Problem statement: Return only those lines from the line containing "Write a LaTeX" to the line containing "(10,366) rectangle (676,394);", both included, and please omit the pictures.

Entries with chart source code:

○ ○ ○ ○ ○

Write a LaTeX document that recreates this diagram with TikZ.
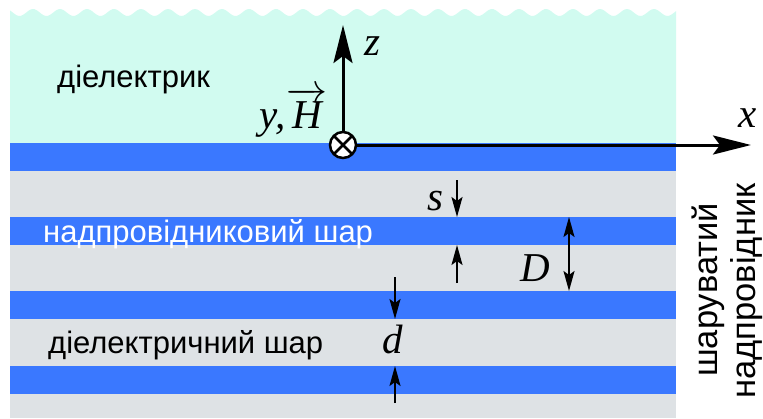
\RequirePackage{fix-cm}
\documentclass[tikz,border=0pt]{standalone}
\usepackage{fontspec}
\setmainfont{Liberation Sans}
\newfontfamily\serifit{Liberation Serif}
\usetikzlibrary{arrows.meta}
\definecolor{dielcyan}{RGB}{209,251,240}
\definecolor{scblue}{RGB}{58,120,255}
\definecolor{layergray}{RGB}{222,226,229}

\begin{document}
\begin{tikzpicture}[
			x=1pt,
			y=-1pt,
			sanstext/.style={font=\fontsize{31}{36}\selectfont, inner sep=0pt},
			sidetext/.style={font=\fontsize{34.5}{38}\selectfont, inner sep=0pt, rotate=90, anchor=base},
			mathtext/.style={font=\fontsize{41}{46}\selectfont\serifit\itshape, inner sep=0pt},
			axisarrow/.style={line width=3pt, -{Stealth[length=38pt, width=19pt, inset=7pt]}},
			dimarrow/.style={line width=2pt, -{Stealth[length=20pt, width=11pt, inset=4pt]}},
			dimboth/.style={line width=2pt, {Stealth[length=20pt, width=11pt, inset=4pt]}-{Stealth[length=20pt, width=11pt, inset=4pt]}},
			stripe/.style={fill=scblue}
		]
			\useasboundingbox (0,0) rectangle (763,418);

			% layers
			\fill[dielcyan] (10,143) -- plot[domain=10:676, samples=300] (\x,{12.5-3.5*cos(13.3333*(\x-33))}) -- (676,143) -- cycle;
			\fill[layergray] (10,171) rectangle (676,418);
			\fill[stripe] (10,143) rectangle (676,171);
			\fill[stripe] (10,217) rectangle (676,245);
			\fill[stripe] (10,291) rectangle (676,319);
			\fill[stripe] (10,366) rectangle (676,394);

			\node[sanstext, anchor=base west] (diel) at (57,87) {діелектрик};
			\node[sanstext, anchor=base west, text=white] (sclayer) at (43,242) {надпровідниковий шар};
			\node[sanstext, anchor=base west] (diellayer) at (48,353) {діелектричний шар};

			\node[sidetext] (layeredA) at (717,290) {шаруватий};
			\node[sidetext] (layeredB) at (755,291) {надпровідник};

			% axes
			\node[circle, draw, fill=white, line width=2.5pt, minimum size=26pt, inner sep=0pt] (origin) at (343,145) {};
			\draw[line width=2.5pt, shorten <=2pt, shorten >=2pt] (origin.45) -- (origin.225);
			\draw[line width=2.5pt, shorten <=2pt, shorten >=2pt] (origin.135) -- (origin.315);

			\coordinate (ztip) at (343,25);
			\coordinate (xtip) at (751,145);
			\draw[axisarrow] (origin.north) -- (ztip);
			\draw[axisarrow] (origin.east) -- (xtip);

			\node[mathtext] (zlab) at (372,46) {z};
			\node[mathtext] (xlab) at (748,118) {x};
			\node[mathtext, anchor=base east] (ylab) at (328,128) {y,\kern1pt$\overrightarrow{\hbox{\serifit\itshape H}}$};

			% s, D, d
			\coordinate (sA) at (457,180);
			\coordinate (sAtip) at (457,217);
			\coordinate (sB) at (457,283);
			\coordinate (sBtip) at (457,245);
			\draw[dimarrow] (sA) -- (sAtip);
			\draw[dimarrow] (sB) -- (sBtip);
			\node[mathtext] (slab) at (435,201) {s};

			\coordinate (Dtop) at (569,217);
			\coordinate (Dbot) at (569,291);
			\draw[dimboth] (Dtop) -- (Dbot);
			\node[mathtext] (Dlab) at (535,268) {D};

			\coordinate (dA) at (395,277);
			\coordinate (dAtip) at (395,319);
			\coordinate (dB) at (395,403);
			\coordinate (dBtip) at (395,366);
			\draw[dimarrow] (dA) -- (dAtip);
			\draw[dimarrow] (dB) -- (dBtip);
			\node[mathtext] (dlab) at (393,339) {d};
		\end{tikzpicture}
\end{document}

○ ○ ○ ○ ○

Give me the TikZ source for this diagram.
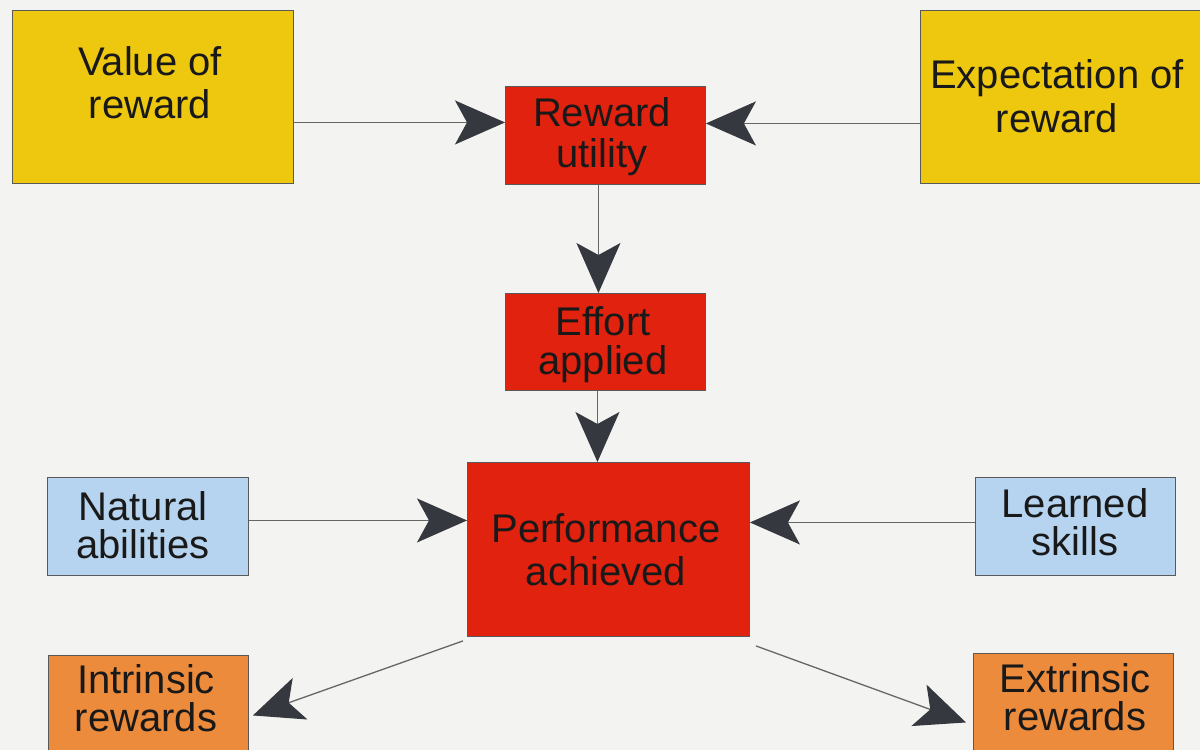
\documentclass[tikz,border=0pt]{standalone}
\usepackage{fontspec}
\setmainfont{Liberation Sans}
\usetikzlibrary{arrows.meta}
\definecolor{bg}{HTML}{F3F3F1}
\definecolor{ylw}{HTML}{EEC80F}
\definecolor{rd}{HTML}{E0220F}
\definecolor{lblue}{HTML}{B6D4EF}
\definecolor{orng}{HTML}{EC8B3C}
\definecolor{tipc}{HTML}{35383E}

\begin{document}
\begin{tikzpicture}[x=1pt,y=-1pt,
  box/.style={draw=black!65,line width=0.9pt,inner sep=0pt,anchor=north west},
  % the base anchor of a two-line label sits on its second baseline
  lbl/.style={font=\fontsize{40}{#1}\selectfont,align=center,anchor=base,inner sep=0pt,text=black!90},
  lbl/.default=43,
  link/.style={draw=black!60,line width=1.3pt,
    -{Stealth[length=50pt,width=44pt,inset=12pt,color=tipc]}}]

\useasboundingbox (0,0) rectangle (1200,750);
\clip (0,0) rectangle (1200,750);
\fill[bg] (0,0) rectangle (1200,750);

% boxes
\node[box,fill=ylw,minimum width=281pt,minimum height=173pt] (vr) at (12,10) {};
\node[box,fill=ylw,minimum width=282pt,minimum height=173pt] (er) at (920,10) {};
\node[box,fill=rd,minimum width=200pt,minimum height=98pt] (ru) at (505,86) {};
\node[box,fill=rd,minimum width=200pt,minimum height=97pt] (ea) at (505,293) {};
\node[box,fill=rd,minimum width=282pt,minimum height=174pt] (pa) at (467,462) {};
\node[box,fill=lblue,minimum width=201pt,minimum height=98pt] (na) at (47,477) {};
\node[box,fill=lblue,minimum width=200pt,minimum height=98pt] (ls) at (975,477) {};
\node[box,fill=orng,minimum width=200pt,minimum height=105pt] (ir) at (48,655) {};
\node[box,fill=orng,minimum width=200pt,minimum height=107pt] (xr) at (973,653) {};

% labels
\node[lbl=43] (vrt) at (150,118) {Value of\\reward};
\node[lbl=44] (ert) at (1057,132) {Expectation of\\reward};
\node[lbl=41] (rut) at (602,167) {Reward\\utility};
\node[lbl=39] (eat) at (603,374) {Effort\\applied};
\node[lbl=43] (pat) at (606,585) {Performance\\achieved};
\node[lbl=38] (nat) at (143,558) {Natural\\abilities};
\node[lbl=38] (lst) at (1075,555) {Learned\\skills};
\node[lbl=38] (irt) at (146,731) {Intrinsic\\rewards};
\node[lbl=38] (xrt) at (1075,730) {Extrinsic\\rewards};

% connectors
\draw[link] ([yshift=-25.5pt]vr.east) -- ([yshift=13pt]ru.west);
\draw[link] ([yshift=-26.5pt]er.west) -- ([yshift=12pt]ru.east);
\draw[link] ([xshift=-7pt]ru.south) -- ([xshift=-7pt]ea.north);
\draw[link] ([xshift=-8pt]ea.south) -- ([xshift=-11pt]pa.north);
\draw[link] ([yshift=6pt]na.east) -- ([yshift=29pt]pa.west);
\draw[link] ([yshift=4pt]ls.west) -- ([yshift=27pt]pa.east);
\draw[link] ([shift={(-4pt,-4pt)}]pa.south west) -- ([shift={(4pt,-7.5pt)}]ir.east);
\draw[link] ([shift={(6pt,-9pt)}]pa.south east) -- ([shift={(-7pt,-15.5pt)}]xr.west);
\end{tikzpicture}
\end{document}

○ ○ ○ ○ ○

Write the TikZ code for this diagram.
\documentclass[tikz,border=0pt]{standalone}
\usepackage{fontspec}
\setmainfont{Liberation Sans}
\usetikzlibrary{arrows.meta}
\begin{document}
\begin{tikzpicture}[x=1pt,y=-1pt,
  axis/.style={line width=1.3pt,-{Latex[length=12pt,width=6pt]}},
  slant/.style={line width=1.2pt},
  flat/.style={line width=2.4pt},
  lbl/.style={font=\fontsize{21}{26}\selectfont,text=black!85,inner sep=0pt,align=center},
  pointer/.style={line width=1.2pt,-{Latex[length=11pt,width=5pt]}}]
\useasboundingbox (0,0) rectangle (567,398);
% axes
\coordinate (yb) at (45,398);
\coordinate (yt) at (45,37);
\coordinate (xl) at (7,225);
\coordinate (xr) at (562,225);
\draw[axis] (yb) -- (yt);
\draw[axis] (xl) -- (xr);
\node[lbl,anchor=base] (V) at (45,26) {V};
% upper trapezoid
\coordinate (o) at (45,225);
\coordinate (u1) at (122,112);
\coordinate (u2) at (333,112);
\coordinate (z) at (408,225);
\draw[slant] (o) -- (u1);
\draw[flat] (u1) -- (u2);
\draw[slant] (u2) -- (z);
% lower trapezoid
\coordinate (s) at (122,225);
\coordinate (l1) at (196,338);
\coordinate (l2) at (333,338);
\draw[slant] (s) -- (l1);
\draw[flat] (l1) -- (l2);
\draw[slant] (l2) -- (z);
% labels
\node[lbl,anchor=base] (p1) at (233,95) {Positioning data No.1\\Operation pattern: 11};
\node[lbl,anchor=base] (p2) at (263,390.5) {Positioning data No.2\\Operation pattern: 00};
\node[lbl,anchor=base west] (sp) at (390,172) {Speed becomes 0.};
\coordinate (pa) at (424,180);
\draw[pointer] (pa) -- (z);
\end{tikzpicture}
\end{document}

○ ○ ○ ○ ○

Result of the task:
Write a LaTeX document that recreates this diagram with TikZ.
\RequirePackage{fix-cm}
\documentclass[tikz,border=0pt]{standalone}
\usepackage{fontspec}
\setmainfont{Liberation Sans}
\newfontfamily\serifit{Liberation Serif}
\usetikzlibrary{arrows.meta}
\definecolor{dielcyan}{RGB}{209,251,240}
\definecolor{scblue}{RGB}{58,120,255}
\definecolor{layergray}{RGB}{222,226,229}

\begin{document}
\begin{tikzpicture}[
			x=1pt,
			y=-1pt,
			sanstext/.style={font=\fontsize{31}{36}\selectfont, inner sep=0pt},
			sidetext/.style={font=\fontsize{34.5}{38}\selectfont, inner sep=0pt, rotate=90, anchor=base},
			mathtext/.style={font=\fontsize{41}{46}\selectfont\serifit\itshape, inner sep=0pt},
			axisarrow/.style={line width=3pt, -{Stealth[length=38pt, width=19pt, inset=7pt]}},
			dimarrow/.style={line width=2pt, -{Stealth[length=20pt, width=11pt, inset=4pt]}},
			dimboth/.style={line width=2pt, {Stealth[length=20pt, width=11pt, inset=4pt]}-{Stealth[length=20pt, width=11pt, inset=4pt]}},
			stripe/.style={fill=scblue}
		]
			\useasboundingbox (0,0) rectangle (763,418);

			% layers
			\fill[dielcyan] (10,143) -- plot[domain=10:676, samples=300] (\x,{12.5-3.5*cos(13.3333*(\x-33))}) -- (676,143) -- cycle;
			\fill[layergray] (10,171) rectangle (676,418);
			\fill[stripe] (10,143) rectangle (676,171);
			\fill[stripe] (10,217) rectangle (676,245);
			\fill[stripe] (10,291) rectangle (676,319);
			\fill[stripe] (10,366) rectangle (676,394);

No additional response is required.